We have prepared the September 2013 issue of our Tax News for you. We believe its content will be interesting and valuable for you. Should you have any questions, please do not hesitate to contact us whenever you like.
CHANGES IN TAX ACTS – RECODIFICATION OF PRIVATE LAW
In the last issue of the Tax News, we informed you about the enactment of the recodification-related tax law amendments and the new law on tax from acquisition of property by the Czech Parliament and their passing on to the Senate. On 12 September 2013, the Senate decided about these laws which accompany the new Civil Code and should come into force as of 1 January 2014.
As expected, the left-leaning Senate voiced their disagreement with the planned legislation and duly rejected both tax law amendments. This most likely puts an end to any hopes that the various tax reliefs proposed by the said amendments could be enacted, including tax exemption of dividends payable to individuals, lower taxation of investment vehicles or changes relating to taxation of non-governmental organizations (NGOs) having status of publicly beneficial entities. Change of taxpayer of (what is now) real estate transfer tax from seller to buyer as of 1 January 2014 also turned out to be controversial and uncertain.
Non-acceptance of the tax laws does not jeopardize the recodification as such. However, its enactment without the relating changes in the tax law causes many issues.
If the accompanying tax laws are not accepted, this could defer applicability of the new Civil Code.
Based on the proclamation of the current government and the statement made by Mr Štěch, Senate Chairman, deferral of applicability of the Civil Code is highly unlikely.
It is expected that, during the session of 25 September 2013, the current government is going to endorse a special legal measure that will regulate the recodification of private law for tax purposes. However, it is likely that the specific tax law changes, that the Senate found objectionable, will be eliminated.
The rejection of the original wording of the amendments by the Senate brings further issues. We can thus expect one of the following scenarios in the near future.
One possibility is that 2014 will start without the tax law changes accompanying the new Civil Code being enacted. The reason is that the said legal measure must be approved not only by the Senate and the President but also by the Parliament that will be formed only on the basis of the October elections. Currently, we have no certainty that the future Parliament will support and accept the legal measure. This scenario would cause a critical situation due to the fact that there would be a significant mismatch between the currently applicable tax law and the new Civil Code.
The other scenario is that the special measure will, in the end, be accepted. However, there are still various risks attached. The first is that the resulting laws will be of poor quality due to the fact that its preparation was rushed. As an example, assimilation of inheritance and gift tax under income tax and the annulment of the concept of tax from acquisition of property demands a significant change of the Inheritance, Gift and Real Estate Transfer Tax Acts which can surely not be achieved during the course of just a couple of days.

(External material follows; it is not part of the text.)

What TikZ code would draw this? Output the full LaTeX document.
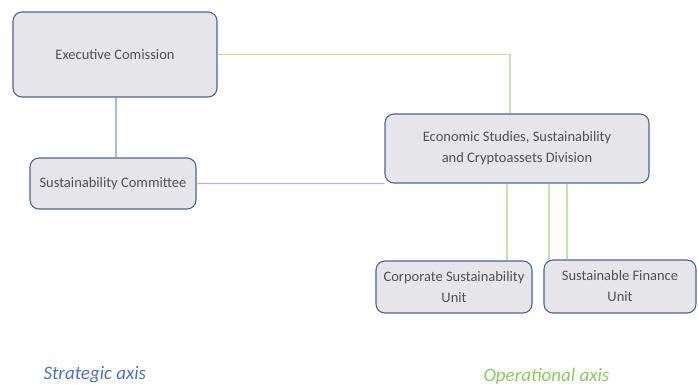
\documentclass[tikz,border=0pt]{standalone}
\usepackage{fontspec}
\setmainfont{Carlito}
\definecolor{boxfill}{HTML}{E6E6EA}
\definecolor{boxdraw}{HTML}{4A6598}
\definecolor{txtgray}{HTML}{505050}
\definecolor{lineblue}{HTML}{A9B9D9}
\definecolor{linegreen}{HTML}{C8E2AC}
\definecolor{axisblue}{HTML}{4A72C0}
\definecolor{axisgreen}{HTML}{8CC860}
\begin{document}
\begin{tikzpicture}[x=1pt,y=-1pt,
  orgbox/.style={draw=boxdraw,line width=1.1pt,fill=boxfill,rounded corners=9pt,
    text=txtgray,font=\fontsize{14.5}{21}\selectfont,align=center,inner sep=2pt},
  bline/.style={draw=lineblue,line width=1.3pt},
  gline/.style={draw=linegreen,line width=1.3pt},
  axislabel/.style={font=\fontsize{19}{22}\selectfont\itshape,anchor=west}]
\useasboundingbox (0,0) rectangle (698,385);
\node[orgbox,minimum width=204pt,minimum height=85pt] (exec) at (115,54.5) {Executive Comission};
\node[orgbox,minimum width=166pt,minimum height=51pt] (sc) at (113,183.5) {Sustainability Committee};
\node[orgbox,minimum width=264pt,minimum height=69pt] (econ) at (517,148.5) {Economic Studies, Sustainability\\and Cryptoassets Division};
\node[orgbox,minimum width=156pt,minimum height=52pt] (csu) at (454,287) {Corporate Sustainability\\Unit};
\node[orgbox,minimum width=152pt,minimum height=53pt] (sfu) at (620,286.5) {Sustainable Finance\\Unit};
\draw[bline] ([xshift=1pt]exec.south) -- ([xshift=1pt]exec.south |- sc.north);
\draw[gline] (exec.east) -| ([xshift=-7pt]econ.north);
\draw[bline] (sc.east) -- (econ.south west);
\draw[gline] ([xshift=-10pt]econ.south) -- ([xshift=-10pt]econ.south |- csu.north);
\draw[gline] ([xshift=32pt]econ.south) -- ([xshift=32pt]econ.south |- sfu.north);
\draw[gline] ([xshift=50pt]econ.south) -- ([xshift=50pt]econ.south |- sfu.north);
\node[axislabel,text=axisblue] (sa) at (40,375) {Strategic axis};
\node[axislabel,text=axisgreen] (oa) at (480,376) {Operational axis};
\end{tikzpicture}
\end{document}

Another deficiency is the very short time span between the possible endorsement of the special legal measure implementing the tax changes and the date of its legal effect. It is quite unlikely that any such legislation would be published in the Collection of Laws before December 2013. The public administration, citizens and entrepreneurs alike will thus have very little time to adequately prepare for the changes relating to the private law recodification.
The last scenario is deferral of applicability of the new Civil Code and prevalence of the currently applicable legislation. However, if such scenario came to pass, all the efforts of the public as well as private sectors towards implementation of the new Civil Code would come to waste.
The resolution of the current highly uncertain situation will come within the next couple of months. We will inform you about further developments.
GUARANTEE FOR UNPAID VAT
The General Financial Directorate has published on its webpage more detailed information regarding the concept of the guarantee for unpaid VAT. This concept, implemented in Article 109, Section 2, Subsection c) of Act No. 235/2004 Coll., on VAT, enables the tax administrator to levy outstanding VAT from a taxpayer for whom a taxable supply was effected (regardless of the fact that the taxpayer paid the applicable VAT to the supplier). This is under the assumption that the payment for goods or services was remitted by the taxpayer to an account that was not published by the supplier in the prescribed manner (i.e. on the official webside of the Czech Tax Administrator).
Once the concept was implemented in the VAT Act, a new legislative process was started to amend Article 109, Section 2, Subsection c) of the VAT Act. Based on the tax law amendment, the guarantee would only apply to payments for taxable supplies exceeding the limit stipulated by the law regulating allowable payments in cash, which is currently CZK 350,000.
Destiny of the law regulating the limits for the applicability of the guarantee is currently highly uncertain (see the previous article). As a result, the General Financial Directorate published information based on which the concept of guarantee shall not be enforced by tax administrator in case of guarantors to whom the guarantee obligation arose under VAT Act until 31 December 2013.